People tend to conveniently forget that while 4e WAS publishing new books, it was holding its own rather nicely.
 

Tony Vargas

Legend
4E had more "problems" than the rules. Love them or hate them, the rules and cosmology combo making such a hard break from the past upset a lot of long-time fans. But 4E didn't really start losing out to Pathfinder in sales until WotC STOPPED PUBLISHING 4E PRODUCTS all together. When they were actively selling and promoting the game, it was still holding the top spot.
IIRC PF first led in the tense period between the announcement of Essentials and it's actual release, then tied for a quarter, then the lead swapped a couple of time while Essentials & post-E ran their course. All ICv2, of course, which is either definitive or misses all sorts of stuff, depending on whether it's giving you the answer you want at the time.
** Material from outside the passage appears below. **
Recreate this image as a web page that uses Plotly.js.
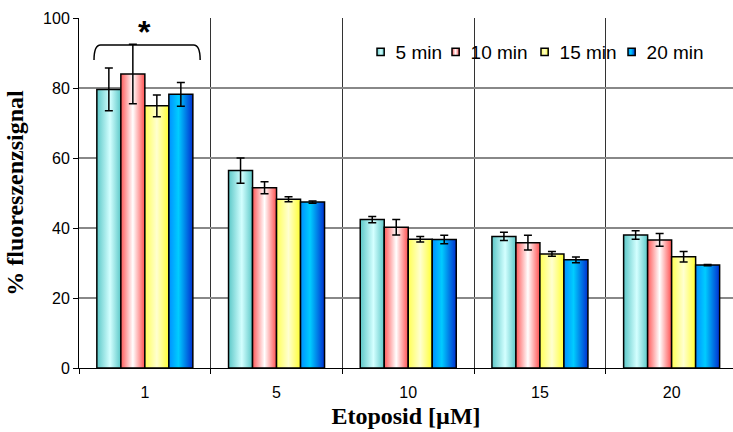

Essentials was mildly hilarious, in retrospect (not funny at all, at time) in that it set out to rationalize the shelf presence and confused the heck out of it, instead.
Pre-E: "So, uh, is the Player's Handbook 2 a replacement and I should start with it?" "No, it's an add-on, start with the Player's Handbook." "Thanks. Whey did they call it '2' if it's not a new version?" "I don't know, I guess because 3.5 did it that way."
Post-E "So, uh, is the Player's Handbook 3 a replacement and I should start with it?" "No, it's obsolete, 'Essentials' is the current version, so you should start with Heroes of the Forgotten Land or Heroes of the Fallen Kingdom, but not both or the Rules Compendium, because there's a lot of the same stuff in them." "Same stuff?" "Yeah, a lot of the rules are in both, but then different classes in each, so it depends on what kind of character you want. If you want a Fighter or Thief or Mage or Cleric, go Fallen Land, if you want a Ranger, Paladin, Druid or Warlock, go Forgotten Kingdom." "Oh, can I just start with the 'Red Box' Basic set, and decide what kind of character I want?" "You can, but it just has the same classes as Forgotten Land, so you might as well start with that, they're the most popular classes, anyway. Besides, it's basically a boxed adventure for a group to try out the game, we ran it here on Free RPG day, it was kinda fun, in a retro sort of way." "Oh, OK, so it's Heroes of the Forgotten Realms, then, for players, not the Player's Handbook?" "Yeah, well, Land.. or Kingdom, either one... Forgotten Realms is a setting... here, why don't you just play a season of Encounters, and figure out which character class you like... "
 

Maul

Explorer
For the first time in D&D's history it was not the top selling trpg during 4E. Based on number on sites like Roll20, for a period of time Pathfinder took the top spot.

That has nothing to do with edition warring. In addition, I organized or helped organize a couple of game days in a major metropolitan area when the switch occurred, we lost roughly half our players when we switched over. The LFR (4E) game days slowly shrank as time went by. We went from over a hundred people playing in just the two game days I was involved with to barely getting a couple of tables per session.

That has nothing to do with edition wars, it's just a reference to the best estimate of popularity we have.

There are a whole host of reasons why 5E is popular. However, as the article points out, previous versions (after 1E anyway) didn't have as much staying power and didn't see year after year growth like we see with 5E.
The Roll20 metric is not a good measuring tool because it only measures virtual tabletop users of Roll20.

There might be a swing in the other direction favoring another game system with old school players who don't use computers.
 

Mistwell

Crusty Old Meatwad (he/him)
The Roll20 metric is not a good measuring tool because it only measures virtual tabletop users of Roll20.

There might be a swing in the other direction favoring another game system with old school players who don't use computers.

PF isn't an "old school" game which would tilt distinctly away from computers, nor was 4e. Both were modern games, which were published around the same time in similar formats to the same group of customers who were coming from 3e. Roll20 is a perfectly acceptable estimation tool for that kind of comparison. It might not be a good one for measuring 1e or 2e players, but it's a good one to measure PF and 4e players in those years. And that data also matched ICv2 data, which is also a good measure for current RPG games as it's directly measuring sales from retail stores. When both data points match each other, it's a good sign that's the trend.
 

Oofta

Legend
Yeah, @Dire Bare has it. This is an oft repeated bit of tripe that isn't accurate at all. Pathfinder didn't overtake 4e until almost the very tail end of 4e, when they had more or less stopped publishing any books for it. And, then, the market dropped to about 15 million dollars when Pathfinder was king. Guess what, the market didn't grow until 5e was released. Pathfinder didn't bring in large numbers of new gamers, it simply welcomed existing ones. 4e was dead in the water for any number of reasons and most of those reasons have very little to do with 4e as a game.

People tend to conveniently forget that while 4e WAS publishing new books, it was holding its own rather nicely.

Was it? Seems kind of odd that they released a new edition that completely reversed direction or released Essentials.

In any case, water under the bridge. I'm just happy they came out with 5E. If they hadn't I doubt the main TTRPG I play today would be labeled D&D.
 

darjr

I crit!
Roll 20 in isolation is far from a perfect data point. Luckily we have several and they are pretty much saying similar things.